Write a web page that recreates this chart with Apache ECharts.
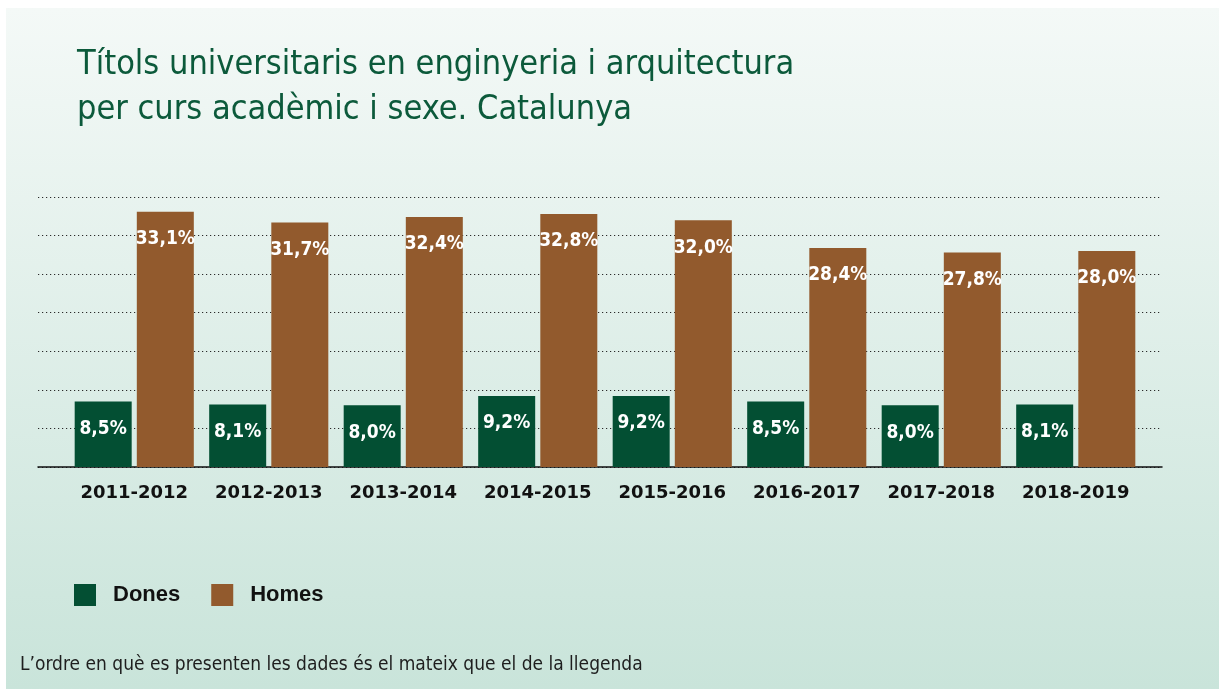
<!DOCTYPE html>
<html>
<head>
<meta charset="utf-8">
<title>Títols universitaris en enginyeria i arquitectura</title>
<script src="https://cdn.jsdelivr.net/npm/echarts@6/dist/echarts.min.js"></script>
<style>
  html, body { margin: 0; padding: 0; background: #ffffff; }
  #chart { width: 1224px; height: 689px; }
</style>
</head>
<body>
<div id="chart"></div>
<script>
// dades del gràfic
var cursos = ['2011-2012', '2012-2013', '2013-2014', '2014-2015', '2015-2016', '2016-2017', '2017-2018', '2018-2019'];
var dones = [8.5, 8.1, 8.0, 9.2, 9.2, 8.5, 8.0, 8.1];
var homes = [33.1, 31.7, 32.4, 32.8, 32.0, 28.4, 27.8, 28.0];
var seriesNames = ['Dones', 'Homes'];
var titleText = 'Títols universitaris en enginyeria i arquitectura\nper curs acadèmic i sexe. Catalunya';
var noteText = 'L\u2019ordre en què es presenten les dades és el mateix que el de la llegenda';

var NARROW = "'Liberation Sans Narrow', 'DejaVu Sans Condensed', 'Arial Narrow', sans-serif";
var BOLD = "'Liberation Sans', Arial, Helvetica, sans-serif";
var colDones = '#034f33';
var colHomes = '#925a2d';

// format català: coma decimal
function pct(v) {
  return v.toFixed(1).replace('.', ',') + '%';
}

var barLabel = {
  show: true,
  position: 'insideTop',
  distance: 18,
  color: '#ffffff',
  fontFamily: NARROW,
  fontWeight: 'bold',
  fontSize: 19,
  formatter: function (p) { return pct(p.value); }
};

var chart = echarts.init(document.getElementById('chart'));

var option = {
  backgroundColor: '#ffffff',
  animation: false,
  title: {
    text: titleText,
    left: 72,
    top: 38,
    textStyle: {
      fontFamily: NARROW,
      fontWeight: 'normal',
      fontSize: 34,
      lineHeight: 45,
      color: '#0c5a3b'
    }
  },
  graphic: [
    {
      type: 'rect',
      z: -10,
      shape: { x: 6, y: 8, width: 1213, height: 681 },
      style: {
        fill: new echarts.graphic.LinearGradient(0, 0, 0, 1, [
          { offset: 0, color: '#f4f9f7' },
          { offset: 1, color: '#c9e4da' }
        ])
      }
    },
    {
      type: 'text',
      left: 20,
      top: 656,
      style: {
        text: noteText,
        fontFamily: NARROW,
        fontSize: 19,
        fill: '#1e1e1e'
      }
    }
  ],
  legend: {
    data: seriesNames,
    left: 69,
    top: 579,
    icon: 'rect',
    itemWidth: 22,
    itemHeight: 22,
    itemGap: 31,
    textStyle: {
      fontFamily: BOLD,
      fontWeight: 'bold',
      fontSize: 22,
      color: '#111111',
      padding: [0, 0, 0, 12]
    }
  },
  grid: [
    // barres
    { left: 67, right: 81, top: 197, height: 270 },
    // línies de la quadrícula (més amples que les barres)
    { left: 38, right: 62, top: 197, height: 270 }
  ],
  xAxis: [
    {
      type: 'category',
      gridIndex: 0,
      data: cursos,
      axisLine: { show: false },
      axisTick: { show: false },
      axisLabel: {
        interval: 0,
        margin: 17,
        fontFamily: "'DejaVu Sans', sans-serif",
        fontWeight: 'bold',
        fontSize: 18,
        color: '#111111'
      }
    },
    {
      type: 'value',
      gridIndex: 1,
      min: 0,
      max: 1,
      axisLine: { show: true, onZero: false, lineStyle: { color: '#111111', width: 1.5 } },
      axisTick: { show: false },
      axisLabel: { show: false },
      splitLine: { show: false }
    }
  ],
  yAxis: [
    {
      type: 'value',
      gridIndex: 0,
      min: 0,
      max: 35,
      interval: 5,
      axisLine: { show: false },
      axisTick: { show: false },
      axisLabel: { show: false },
      splitLine: { show: false }
    },
    {
      type: 'value',
      gridIndex: 1,
      min: 0,
      max: 35,
      interval: 5,
      axisLine: { show: false },
      axisTick: { show: false },
      axisLabel: { show: false },
      splitLine: {
        show: true,
        lineStyle: { color: '#2a2a2a', width: 1.2, type: [1.2, 2.8] }
      }
    }
  ],
  series: [
    {
      name: seriesNames[0],
      type: 'bar',
      xAxisIndex: 0,
      yAxisIndex: 0,
      barWidth: 57,
      barGap: '9%',
      itemStyle: { color: colDones },
      label: barLabel,
      data: dones,
      z: 5
    },
    {
      name: seriesNames[1],
      type: 'bar',
      xAxisIndex: 0,
      yAxisIndex: 0,
      barWidth: 57,
      barGap: '9%',
      itemStyle: { color: colHomes },
      label: barLabel,
      data: homes,
      z: 5
    }
  ]
};

chart.setOption(option);
</script>
</body>
</html>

### Directions for this task
In your copy of the listing above, reproduce each line exactly and omit all pictures.

### The solution
Write a web page that recreates this chart with Apache ECharts.
<!DOCTYPE html>
<html>
<head>
<meta charset="utf-8">
<title>Títols universitaris en enginyeria i arquitectura</title>
<script src="https://cdn.jsdelivr.net/npm/echarts@6/dist/echarts.min.js"></script>
<style>
  html, body { margin: 0; padding: 0; background: #ffffff; }
  #chart { width: 1224px; height: 689px; }
</style>
</head>
<body>
<div id="chart"></div>
<script>
// dades del gràfic
var cursos = ['2011-2012', '2012-2013', '2013-2014', '2014-2015', '2015-2016', '2016-2017', '2017-2018', '2018-2019'];
var dones = [8.5, 8.1, 8.0, 9.2, 9.2, 8.5, 8.0, 8.1];
var homes = [33.1, 31.7, 32.4, 32.8, 32.0, 28.4, 27.8, 28.0];
var seriesNames = ['Dones', 'Homes'];
var titleText = 'Títols universitaris en enginyeria i arquitectura\nper curs acadèmic i sexe. Catalunya';
var noteText = 'L\u2019ordre en què es presenten les dades és el mateix que el de la llegenda';

var NARROW = "'Liberation Sans Narrow', 'DejaVu Sans Condensed', 'Arial Narrow', sans-serif";
var BOLD = "'Liberation Sans', Arial, Helvetica, sans-serif";
var colDones = '#034f33';
var colHomes = '#925a2d';

// format català: coma decimal
function pct(v) {
  return v.toFixed(1).replace('.', ',') + '%';
}

var barLabel = {
  show: true,
  position: 'insideTop',
  distance: 18,
  color: '#ffffff',
  fontFamily: NARROW,
  fontWeight: 'bold',
  fontSize: 19,
  formatter: function (p) { return pct(p.value); }
};

var chart = echarts.init(document.getElementById('chart'));

var option = {
  backgroundColor: '#ffffff',
  animation: false,
  title: {
    text: titleText,
    left: 72,
    top: 38,
    textStyle: {
      fontFamily: NARROW,
      fontWeight: 'normal',
      fontSize: 34,
      lineHeight: 45,
      color: '#0c5a3b'
    }
  },
  graphic: [
    {
      type: 'rect',
      z: -10,
      shape: { x: 6, y: 8, width: 1213, height: 681 },
      style: {
        fill: new echarts.graphic.LinearGradient(0, 0, 0, 1, [
          { offset: 0, color: '#f4f9f7' },
          { offset: 1, color: '#c9e4da' }
        ])
      }
    },
    {
      type: 'text',
      left: 20,
      top: 656,
      style: {
        text: noteText,
        fontFamily: NARROW,
        fontSize: 19,
        fill: '#1e1e1e'
      }
    }
  ],
  legend: {
    data: seriesNames,
    left: 69,
    top: 579,
    icon: 'rect',
    itemWidth: 22,
    itemHeight: 22,
    itemGap: 31,
    textStyle: {
      fontFamily: BOLD,
      fontWeight: 'bold',
      fontSize: 22,
      color: '#111111',
      padding: [0, 0, 0, 12]
    }
  },
  grid: [
    // barres
    { left: 67, right: 81, top: 197, height: 270 },
    // línies de la quadrícula (més amples que les barres)
    { left: 38, right: 62, top: 197, height: 270 }
  ],
  xAxis: [
    {
      type: 'category',
      gridIndex: 0,
      data: cursos,
      axisLine: { show: false },
      axisTick: { show: false },
      axisLabel: {
        interval: 0,
        margin: 17,
        fontFamily: "'DejaVu Sans', sans-serif",
        fontWeight: 'bold',
        fontSize: 18,
        color: '#111111'
      }
    },
    {
      type: 'value',
      gridIndex: 1,
      min: 0,
      max: 1,
      axisLine: { show: true, onZero: false, lineStyle: { color: '#111111', width: 1.5 } },
      axisTick: { show: false },
      axisLabel: { show: false },
      splitLine: { show: false }
    }
  ],
  yAxis: [
    {
      type: 'value',
      gridIndex: 0,
      min: 0,
      max: 35,
      interval: 5,
      axisLine: { show: false },
      axisTick: { show: false },
      axisLabel: { show: false },
      splitLine: { show: false }
    },
    {
      type: 'value',
      gridIndex: 1,
      min: 0,
      max: 35,
      interval: 5,
      axisLine: { show: false },
      axisTick: { show: false },
      axisLabel: { show: false },
      splitLine: {
        show: true,
        lineStyle: { color: '#2a2a2a', width: 1.2, type: [1.2, 2.8] }
      }
    }
  ],
  series: [
    {
      name: seriesNames[0],
      type: 'bar',
      xAxisIndex: 0,
      yAxisIndex: 0,
      barWidth: 57,
      barGap: '9%',
      itemStyle: { color: colDones },
      label: barLabel,
      data: dones,
      z: 5
    },
    {
      name: seriesNames[1],
      type: 'bar',
      xAxisIndex: 0,
      yAxisIndex: 0,
      barWidth: 57,
      barGap: '9%',
      itemStyle: { color: colHomes },
      label: barLabel,
      data: homes,
      z: 5
    }
  ]
};

chart.setOption(option);
</script>
</body>
</html>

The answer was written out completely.